### What is needed:
Everything from the first line of the data below through the line that contains "226, 211, 195];" should be written out exactly, please, and nothing more; the pictures stay out.

Records with drawing code:
********
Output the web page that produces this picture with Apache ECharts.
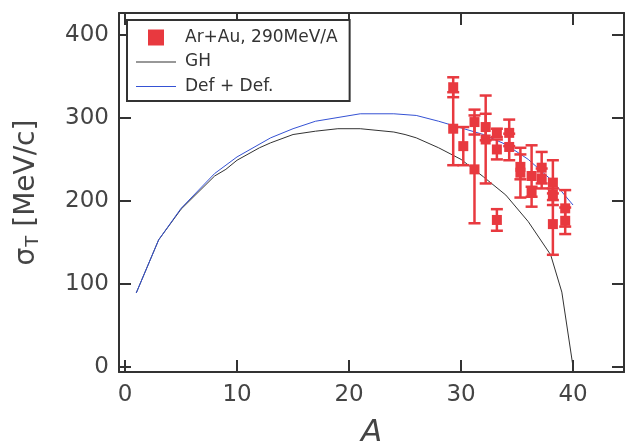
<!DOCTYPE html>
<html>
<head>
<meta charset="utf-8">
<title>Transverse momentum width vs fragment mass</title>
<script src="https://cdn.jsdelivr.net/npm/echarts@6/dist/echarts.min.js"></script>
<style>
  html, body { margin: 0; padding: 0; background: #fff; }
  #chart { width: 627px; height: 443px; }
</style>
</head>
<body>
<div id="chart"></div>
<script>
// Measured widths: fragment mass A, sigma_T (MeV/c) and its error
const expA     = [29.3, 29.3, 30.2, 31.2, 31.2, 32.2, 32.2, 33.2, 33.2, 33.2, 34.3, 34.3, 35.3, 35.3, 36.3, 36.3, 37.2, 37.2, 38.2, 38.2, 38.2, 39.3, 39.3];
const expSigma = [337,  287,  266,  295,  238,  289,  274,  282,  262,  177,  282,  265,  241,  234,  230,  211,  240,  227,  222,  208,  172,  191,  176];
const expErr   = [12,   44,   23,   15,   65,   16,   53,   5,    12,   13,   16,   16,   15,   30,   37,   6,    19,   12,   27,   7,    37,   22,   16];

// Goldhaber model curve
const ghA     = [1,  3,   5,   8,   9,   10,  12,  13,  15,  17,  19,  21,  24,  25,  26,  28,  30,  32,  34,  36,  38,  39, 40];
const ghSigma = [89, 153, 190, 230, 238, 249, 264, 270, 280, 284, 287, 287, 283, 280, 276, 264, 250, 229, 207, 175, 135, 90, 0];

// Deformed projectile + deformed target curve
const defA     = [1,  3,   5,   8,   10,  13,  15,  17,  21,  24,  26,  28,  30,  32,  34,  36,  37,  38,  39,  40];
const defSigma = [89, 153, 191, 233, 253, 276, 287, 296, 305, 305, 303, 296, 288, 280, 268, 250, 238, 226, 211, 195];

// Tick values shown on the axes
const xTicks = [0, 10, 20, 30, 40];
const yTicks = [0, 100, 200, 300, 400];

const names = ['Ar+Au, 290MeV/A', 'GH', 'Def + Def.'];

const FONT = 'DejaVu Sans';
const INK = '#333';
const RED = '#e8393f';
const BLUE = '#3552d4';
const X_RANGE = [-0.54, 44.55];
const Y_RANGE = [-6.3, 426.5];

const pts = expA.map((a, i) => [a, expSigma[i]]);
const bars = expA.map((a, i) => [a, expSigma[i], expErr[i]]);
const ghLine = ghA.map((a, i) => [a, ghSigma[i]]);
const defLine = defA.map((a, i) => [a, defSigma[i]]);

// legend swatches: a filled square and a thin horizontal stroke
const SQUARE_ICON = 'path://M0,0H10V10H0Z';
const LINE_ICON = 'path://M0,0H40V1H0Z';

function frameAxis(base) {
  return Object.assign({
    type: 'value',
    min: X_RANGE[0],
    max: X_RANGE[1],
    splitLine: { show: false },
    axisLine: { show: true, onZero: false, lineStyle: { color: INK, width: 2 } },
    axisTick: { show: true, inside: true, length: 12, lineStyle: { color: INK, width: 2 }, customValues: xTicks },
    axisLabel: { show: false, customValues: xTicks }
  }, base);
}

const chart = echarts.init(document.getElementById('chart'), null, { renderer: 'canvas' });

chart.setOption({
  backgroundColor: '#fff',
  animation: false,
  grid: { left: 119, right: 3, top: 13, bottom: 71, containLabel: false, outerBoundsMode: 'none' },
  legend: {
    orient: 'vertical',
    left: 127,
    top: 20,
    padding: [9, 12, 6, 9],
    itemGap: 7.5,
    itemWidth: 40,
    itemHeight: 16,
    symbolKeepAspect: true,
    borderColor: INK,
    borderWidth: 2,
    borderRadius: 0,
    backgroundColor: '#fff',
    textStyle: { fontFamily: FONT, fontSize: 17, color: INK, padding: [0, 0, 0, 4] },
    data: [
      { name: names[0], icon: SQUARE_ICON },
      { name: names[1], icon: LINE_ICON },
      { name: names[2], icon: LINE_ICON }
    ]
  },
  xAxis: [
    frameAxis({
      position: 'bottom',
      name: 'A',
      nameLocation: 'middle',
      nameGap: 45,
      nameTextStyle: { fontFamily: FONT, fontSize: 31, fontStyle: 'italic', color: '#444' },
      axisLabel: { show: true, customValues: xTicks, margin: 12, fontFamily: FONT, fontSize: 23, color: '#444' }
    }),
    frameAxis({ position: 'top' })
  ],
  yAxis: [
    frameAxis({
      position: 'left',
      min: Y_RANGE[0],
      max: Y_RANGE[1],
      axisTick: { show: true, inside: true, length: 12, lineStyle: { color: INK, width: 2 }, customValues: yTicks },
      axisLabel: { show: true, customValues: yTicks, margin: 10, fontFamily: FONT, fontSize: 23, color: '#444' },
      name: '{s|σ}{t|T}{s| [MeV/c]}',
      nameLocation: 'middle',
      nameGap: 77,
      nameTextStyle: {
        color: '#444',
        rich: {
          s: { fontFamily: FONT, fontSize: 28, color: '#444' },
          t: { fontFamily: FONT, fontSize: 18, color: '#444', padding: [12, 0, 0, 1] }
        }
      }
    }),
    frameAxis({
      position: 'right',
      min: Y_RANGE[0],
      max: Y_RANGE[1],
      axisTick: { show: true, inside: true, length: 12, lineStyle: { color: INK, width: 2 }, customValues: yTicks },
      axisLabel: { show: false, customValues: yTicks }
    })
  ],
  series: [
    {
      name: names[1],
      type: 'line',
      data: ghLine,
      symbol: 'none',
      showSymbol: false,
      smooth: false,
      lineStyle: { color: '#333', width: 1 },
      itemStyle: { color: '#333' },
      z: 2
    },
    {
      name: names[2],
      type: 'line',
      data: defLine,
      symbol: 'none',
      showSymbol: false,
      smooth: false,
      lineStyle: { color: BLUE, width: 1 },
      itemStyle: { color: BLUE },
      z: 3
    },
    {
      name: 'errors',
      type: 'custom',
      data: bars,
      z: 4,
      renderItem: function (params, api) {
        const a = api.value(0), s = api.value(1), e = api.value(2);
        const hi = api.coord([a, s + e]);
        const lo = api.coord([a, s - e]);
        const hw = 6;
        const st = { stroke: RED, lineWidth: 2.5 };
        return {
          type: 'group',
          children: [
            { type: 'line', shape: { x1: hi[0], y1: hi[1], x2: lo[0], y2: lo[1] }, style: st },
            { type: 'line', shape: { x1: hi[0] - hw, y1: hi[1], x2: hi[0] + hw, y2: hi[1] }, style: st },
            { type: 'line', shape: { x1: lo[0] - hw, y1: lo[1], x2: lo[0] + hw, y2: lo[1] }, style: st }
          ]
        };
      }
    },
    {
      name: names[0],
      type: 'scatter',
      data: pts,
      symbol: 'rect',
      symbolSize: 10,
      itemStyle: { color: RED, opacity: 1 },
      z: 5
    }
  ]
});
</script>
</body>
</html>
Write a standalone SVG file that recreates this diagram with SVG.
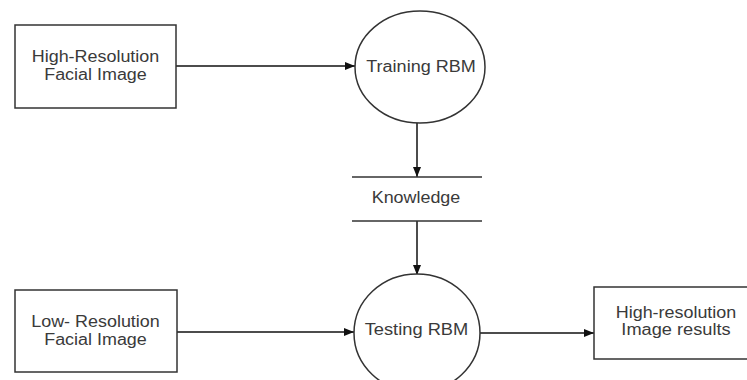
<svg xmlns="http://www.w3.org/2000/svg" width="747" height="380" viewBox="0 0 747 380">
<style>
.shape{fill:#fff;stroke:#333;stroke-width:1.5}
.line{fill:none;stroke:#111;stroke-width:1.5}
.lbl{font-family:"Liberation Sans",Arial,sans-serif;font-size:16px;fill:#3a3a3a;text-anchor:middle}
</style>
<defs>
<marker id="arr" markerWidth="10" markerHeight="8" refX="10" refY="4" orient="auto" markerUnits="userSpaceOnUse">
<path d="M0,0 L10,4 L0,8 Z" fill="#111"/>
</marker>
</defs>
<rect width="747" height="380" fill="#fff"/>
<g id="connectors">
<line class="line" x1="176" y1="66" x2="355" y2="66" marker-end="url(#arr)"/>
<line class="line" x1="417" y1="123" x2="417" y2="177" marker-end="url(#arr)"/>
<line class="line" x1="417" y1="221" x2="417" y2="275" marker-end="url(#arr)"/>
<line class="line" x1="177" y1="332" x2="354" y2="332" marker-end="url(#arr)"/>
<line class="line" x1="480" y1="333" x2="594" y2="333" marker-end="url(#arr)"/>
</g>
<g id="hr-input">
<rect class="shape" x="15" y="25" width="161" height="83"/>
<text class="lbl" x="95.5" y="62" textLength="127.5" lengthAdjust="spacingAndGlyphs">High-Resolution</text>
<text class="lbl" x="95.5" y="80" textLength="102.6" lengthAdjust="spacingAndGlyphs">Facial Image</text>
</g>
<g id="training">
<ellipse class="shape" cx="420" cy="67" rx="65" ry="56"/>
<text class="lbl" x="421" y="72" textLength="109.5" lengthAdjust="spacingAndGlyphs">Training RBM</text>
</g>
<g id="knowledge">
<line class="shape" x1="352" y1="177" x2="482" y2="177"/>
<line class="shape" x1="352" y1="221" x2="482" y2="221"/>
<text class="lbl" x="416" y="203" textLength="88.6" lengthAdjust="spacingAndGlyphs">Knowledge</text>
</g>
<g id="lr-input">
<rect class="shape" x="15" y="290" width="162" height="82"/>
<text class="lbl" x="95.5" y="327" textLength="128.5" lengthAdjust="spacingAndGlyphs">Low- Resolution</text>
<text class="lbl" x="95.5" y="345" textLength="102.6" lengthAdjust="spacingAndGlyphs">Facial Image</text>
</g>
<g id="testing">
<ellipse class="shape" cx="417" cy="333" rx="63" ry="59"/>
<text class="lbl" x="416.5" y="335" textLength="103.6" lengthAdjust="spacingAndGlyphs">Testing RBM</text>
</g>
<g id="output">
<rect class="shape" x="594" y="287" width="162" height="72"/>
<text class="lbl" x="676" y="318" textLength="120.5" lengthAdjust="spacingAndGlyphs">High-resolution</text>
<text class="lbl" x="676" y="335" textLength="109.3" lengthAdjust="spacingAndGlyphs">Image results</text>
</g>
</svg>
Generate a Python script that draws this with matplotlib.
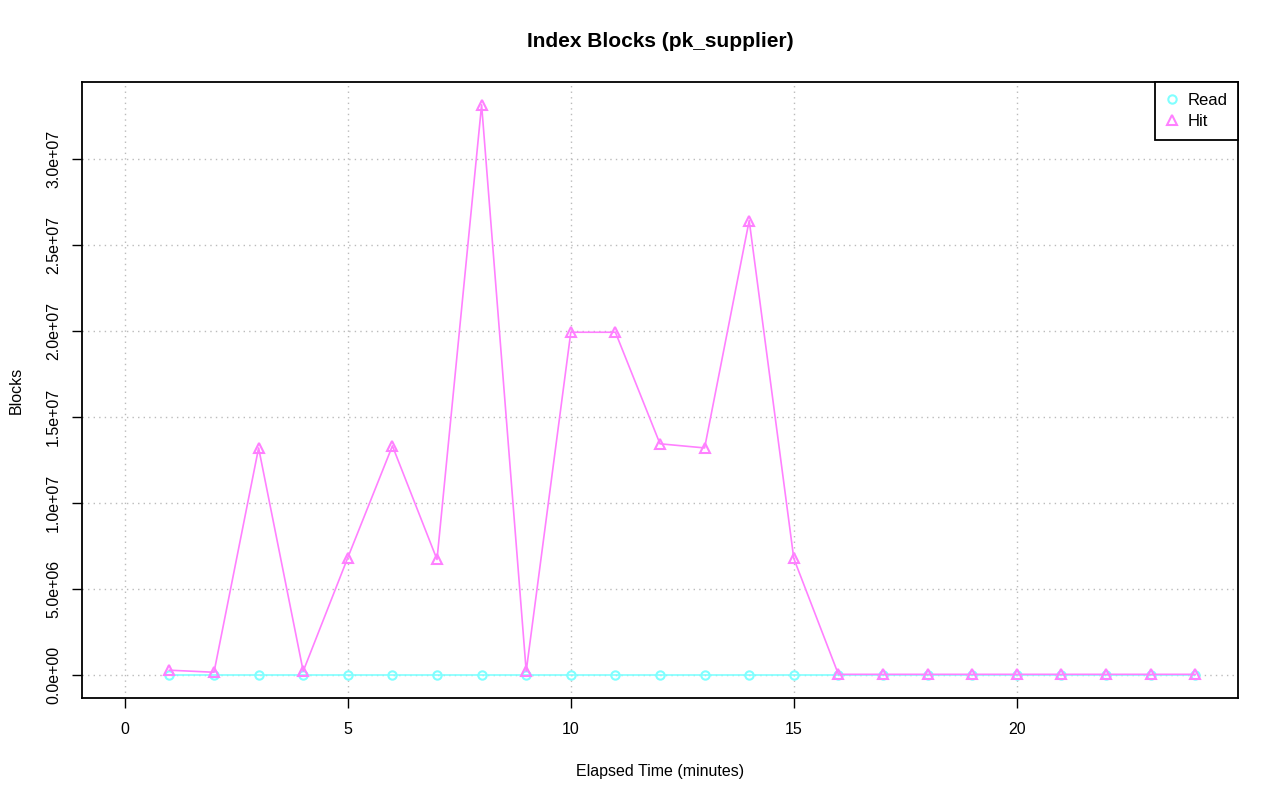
********
### Solution for this exercise:
Output the web page that produces this picture with Apache ECharts.
<!DOCTYPE html>
<html>
<head>
<meta charset="utf-8">
<title>Transverse momentum width vs fragment mass</title>
<script src="https://cdn.jsdelivr.net/npm/echarts@6/dist/echarts.min.js"></script>
<style>
  html, body { margin: 0; padding: 0; background: #fff; }
  #chart { width: 627px; height: 443px; }
</style>
</head>
<body>
<div id="chart"></div>
<script>
// Measured widths: fragment mass A, sigma_T (MeV/c) and its error
const expA     = [29.3, 29.3, 30.2, 31.2, 31.2, 32.2, 32.2, 33.2, 33.2, 33.2, 34.3, 34.3, 35.3, 35.3, 36.3, 36.3, 37.2, 37.2, 38.2, 38.2, 38.2, 39.3, 39.3];
const expSigma = [337,  287,  266,  295,  238,  289,  274,  282,  262,  177,  282,  265,  241,  234,  230,  211,  240,  227,  222,  208,  172,  191,  176];
const expErr   = [12,   44,   23,   15,   65,   16,   53,   5,    12,   13,   16,   16,   15,   30,   37,   6,    19,   12,   27,   7,    37,   22,   16];

// Goldhaber model curve
const ghA     = [1,  3,   5,   8,   9,   10,  12,  13,  15,  17,  19,  21,  24,  25,  26,  28,  30,  32,  34,  36,  38,  39, 40];
const ghSigma = [89, 153, 190, 230, 238, 249, 264, 270, 280, 284, 287, 287, 283, 280, 276, 264, 250, 229, 207, 175, 135, 90, 0];

// Deformed projectile + deformed target curve
const defA     = [1,  3,   5,   8,   10,  13,  15,  17,  21,  24,  26,  28,  30,  32,  34,  36,  37,  38,  39,  40];
const defSigma = [89, 153, 191, 233, 253, 276, 287, 296, 305, 305, 303, 296, 288, 280, 268, 250, 238, 226, 211, 195];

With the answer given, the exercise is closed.